Bending the Kuznets Curve - Wrenching and Levelling Forces during Agricultural Transformation in Taiwan and Chile

Detta är en avhandling från Almqvist & Wiksell International, PO Box 45022, SE - 104 30 Stockholm, Sweden

Sammanfattning: What are the effects of growth on equality in a long-term perspective? What are the effects of different patterns of equality on subsequent growth? And why are these questions relevant for the understanding of economic development? These are the overriding questions posed in the dissertation. They are addressed in the context of long-term change from economic backwardness to modern economic growth by examining the processes of agricultural transformation of two successful growth achievers -- Taiwan and Chile.
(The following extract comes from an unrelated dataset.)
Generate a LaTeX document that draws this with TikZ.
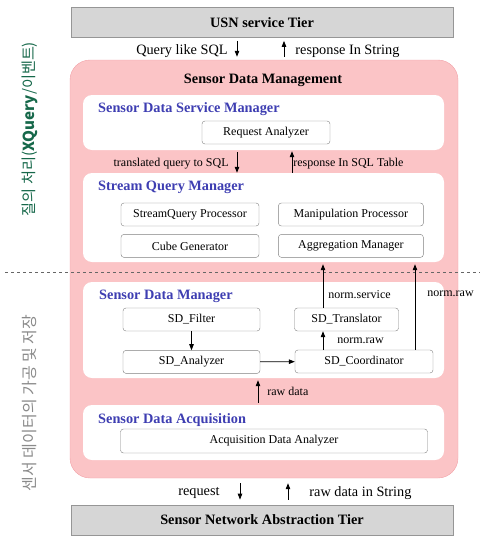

In recent day empirical examinations of the growth-equality relationship, the so-called Kuznets-curve - that inequality initially increases before it declines - has been rejected on the grounds that the relationship does not appear in such systematic fashion. In assessing this latter-day comprehension, the author argues that the thrust of the Kuznets-curve is not its shape but the underlying forces at play during structural change. Such an approach then concentrates on the forces that wrench and level income distribution during structural change. As far as Taiwan and Chile are concerned, such forces have been, to different degrees, in constant struggle during their agricultural transformations. In the initially relatively equal income distribution in Taiwan, the dynamics of homogenous demand eased the wrenching forces of structural change despite population pressure and forceful industrialisation. Chile, on the other hand, starting from a wrenched situation, experienced aggravated wrenching and delayed dynamic change due to its lack of universal access to markets. When dynamic change eventually took place - after decades of forced institutional change - levelling forces outpaced the wrenching forces. The study proposes a causal analytical framework in which wrenching and levelling forces during long-term structural change may be identified and grasped. The framework includes the initial distribution of income as its organising principle . Since reliable longitudinal data of personal income distribution is unavailable, a wide range of variables, indicative of economic change in general and agricultural performance in particular, is put to use.